───── Listed records ─────
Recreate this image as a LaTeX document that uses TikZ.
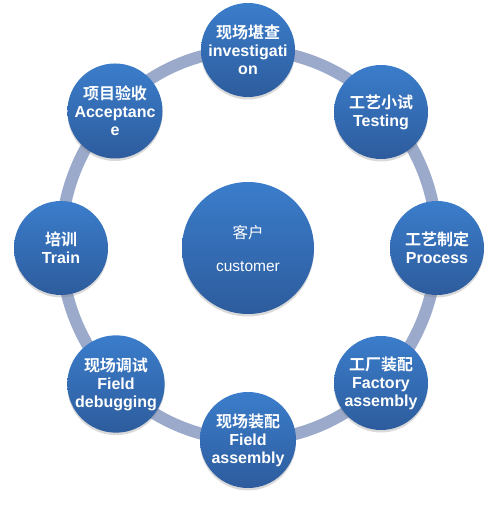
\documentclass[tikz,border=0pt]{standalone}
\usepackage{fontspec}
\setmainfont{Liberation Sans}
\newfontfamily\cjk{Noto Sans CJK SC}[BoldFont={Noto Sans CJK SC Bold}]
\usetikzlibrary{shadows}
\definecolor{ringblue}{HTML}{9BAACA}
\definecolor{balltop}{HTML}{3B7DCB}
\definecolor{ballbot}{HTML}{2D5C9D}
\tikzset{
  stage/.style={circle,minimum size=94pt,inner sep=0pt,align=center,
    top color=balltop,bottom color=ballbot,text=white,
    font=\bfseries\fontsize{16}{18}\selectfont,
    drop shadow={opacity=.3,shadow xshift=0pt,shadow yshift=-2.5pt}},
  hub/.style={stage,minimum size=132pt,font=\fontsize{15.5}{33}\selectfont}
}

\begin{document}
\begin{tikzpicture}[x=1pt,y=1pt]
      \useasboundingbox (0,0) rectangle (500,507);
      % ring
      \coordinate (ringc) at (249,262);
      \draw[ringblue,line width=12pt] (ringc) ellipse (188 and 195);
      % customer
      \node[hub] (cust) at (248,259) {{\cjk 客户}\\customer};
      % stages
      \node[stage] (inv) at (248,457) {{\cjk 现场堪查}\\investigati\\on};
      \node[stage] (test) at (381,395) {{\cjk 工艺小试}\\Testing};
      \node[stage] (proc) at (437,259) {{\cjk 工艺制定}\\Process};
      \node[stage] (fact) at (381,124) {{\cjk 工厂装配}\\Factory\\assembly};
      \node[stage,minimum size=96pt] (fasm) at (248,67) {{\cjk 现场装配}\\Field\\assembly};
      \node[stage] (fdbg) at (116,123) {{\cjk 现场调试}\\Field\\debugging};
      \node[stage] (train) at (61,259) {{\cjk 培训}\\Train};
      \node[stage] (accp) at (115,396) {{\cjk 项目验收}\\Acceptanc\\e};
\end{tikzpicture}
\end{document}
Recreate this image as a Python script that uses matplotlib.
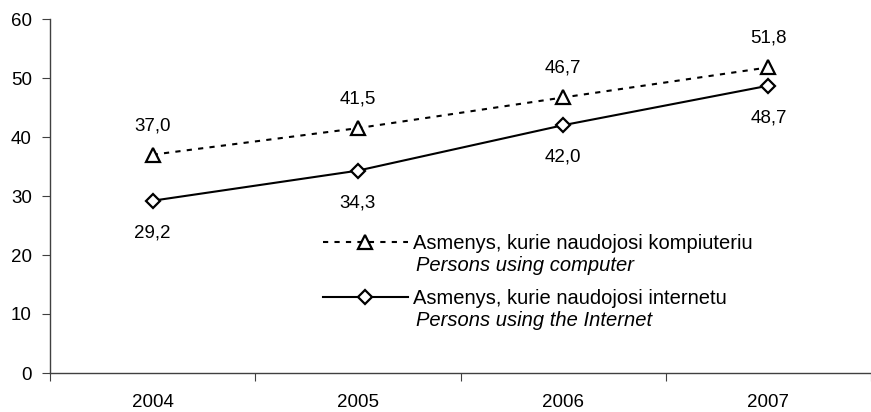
─────
What is expected
Copy the listing exactly. Any image in it stays out of the copy.

Full answer
Recreate this image as a LaTeX document that uses TikZ.
\documentclass[tikz,border=0pt]{standalone}
\usepackage{fontspec}
\setmainfont{Liberation Sans}
\newfontfamily\cjk{Noto Sans CJK SC}[BoldFont={Noto Sans CJK SC Bold}]
\usetikzlibrary{shadows}
\definecolor{ringblue}{HTML}{9BAACA}
\definecolor{balltop}{HTML}{3B7DCB}
\definecolor{ballbot}{HTML}{2D5C9D}
\tikzset{
  stage/.style={circle,minimum size=94pt,inner sep=0pt,align=center,
    top color=balltop,bottom color=ballbot,text=white,
    font=\bfseries\fontsize{16}{18}\selectfont,
    drop shadow={opacity=.3,shadow xshift=0pt,shadow yshift=-2.5pt}},
  hub/.style={stage,minimum size=132pt,font=\fontsize{15.5}{33}\selectfont}
}

\begin{document}
\begin{tikzpicture}[x=1pt,y=1pt]
      \useasboundingbox (0,0) rectangle (500,507);
      % ring
      \coordinate (ringc) at (249,262);
      \draw[ringblue,line width=12pt] (ringc) ellipse (188 and 195);
      % customer
      \node[hub] (cust) at (248,259) {{\cjk 客户}\\customer};
      % stages
      \node[stage] (inv) at (248,457) {{\cjk 现场堪查}\\investigati\\on};
      \node[stage] (test) at (381,395) {{\cjk 工艺小试}\\Testing};
      \node[stage] (proc) at (437,259) {{\cjk 工艺制定}\\Process};
      \node[stage] (fact) at (381,124) {{\cjk 工厂装配}\\Factory\\assembly};
      \node[stage,minimum size=96pt] (fasm) at (248,67) {{\cjk 现场装配}\\Field\\assembly};
      \node[stage] (fdbg) at (116,123) {{\cjk 现场调试}\\Field\\debugging};
      \node[stage] (train) at (61,259) {{\cjk 培训}\\Train};
      \node[stage] (accp) at (115,396) {{\cjk 项目验收}\\Acceptanc\\e};
\end{tikzpicture}
\end{document}
Recreate this image as a Python script that uses matplotlib.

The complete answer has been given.